ULUSALCI GEÇİNENLER O TANKLARLA KANKA
Bu konuyu tam da bu yüzüyle defalarca yazdım. Haberi sansür edilen başka gazetelerin Ankara muhabirleri bile haberleri bana iletti; sırf vicdanlarıyla. (Onların "basın özgürlüğü âşığı" yayın yönetmenlerini buradan selamlıyorum! Seni de!) Genelkurmay Başkanı Orgeneral Kıvrıkoğlu çıktı, üzerime afiyet, "Yahudi düşmanı" diye yaftaladı; görevini, rütbesini, sorumluluğunu unutarak. Haksız ve utanmaz biçimde!
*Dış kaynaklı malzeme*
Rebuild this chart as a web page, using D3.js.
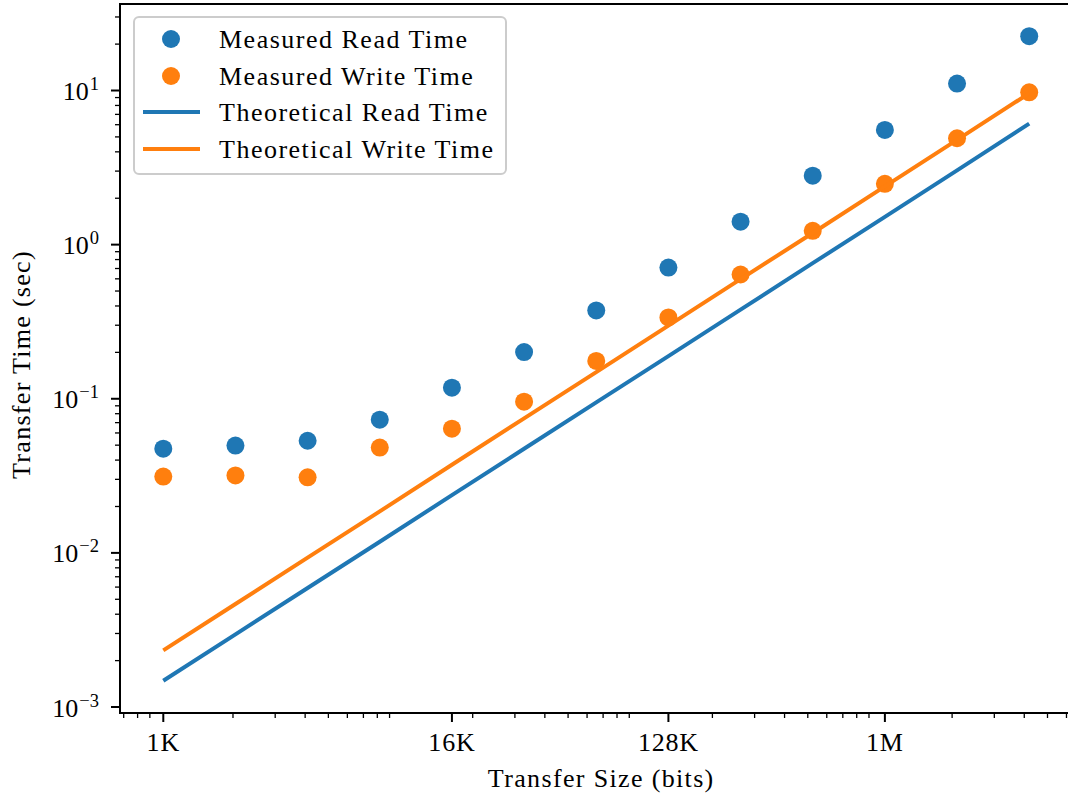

Nedense telaşla! O günlerin "komuta kademesi"ne bir bakın; "Ergenekon kokusu"na hayret edeceksiniz. Ulusalcı, milliyetçi geçinenlerin, Filistinli çocukları vuran tanklarla nasıl kanka olabildiğini bileceksiniz: "Unutma ey halkım!.. Vurdular onları."Belki komisyonların nereye gittiğini merak edeceksiniz...
GENELKURMAY'A HESAP SORACAKSINIZ
Belki aradan bu iktidarla 7 yıl geçtiği halde tankların nerede olduğunu merak edecek, hesabı vermeyen eski ve yeni iktidara, hesabı vermeyen "devlette devamlılık"a, eski, sonraki ve şimdiki Genelkurmay'a hesap soracaksınız.
Belki, haberleri sansür eden, yazan gazeteciyi hedef alan, ihale propagandası yapan yayın yönetmenlerini, gazetecileri hatırlamak isteyeceksiniz.
TANK ÜSTÜNE ÇIKANLARIN HÜZÜNLÜ GÜLÜMSEMESİ
Ne Yahudilerin ne Arapların; hiçbir halkın düşmanı olmadan... Devletler ile sivil ve askeri kimi elemanın, payanda gazeteciler ile millet fertlerinin, kan üstünde siyaset, kan gölünde ticaret yapanların, milliyetçi ve ulusalcı hezeyanların arkasında çocukların geleceğini, halkların ruhunu çalanların üstüne gitmeyi mesleki, insani, vicdani sorumluluk sayanların, kendince tank üstüne çıkanların şimdi hüzünle gülümsemesini hissedeceksiniz!
YAHUDİ DÜŞMANI DEMEK KOLAY
Hadi "Kıvrıkoğlu Paşam"... Hesabı bir verin; bin yıl sürecek değil ya! Komisyon nerede, biliyor musunuz? Şimdi kimi emekli generalin bile dediği gibi, kim baskı yaptı, hatırlıyor musunuz? Paşa arkadaşınız Eruygur ihaleyi çok istedi mi... hiç düşünüyor musunuz? 7 yıldır tanklar nerede, merak ediyor musunuz? O gün ihaleyi isteyenler ile karşı çıkanlar nerelerde, soruyor musunuz? İçyüzünü kurcalayana "Yahudi düşmanı" demek kolay... Peki, sizleri "kimin dostu" olarak görmemizi istiyorsunuz?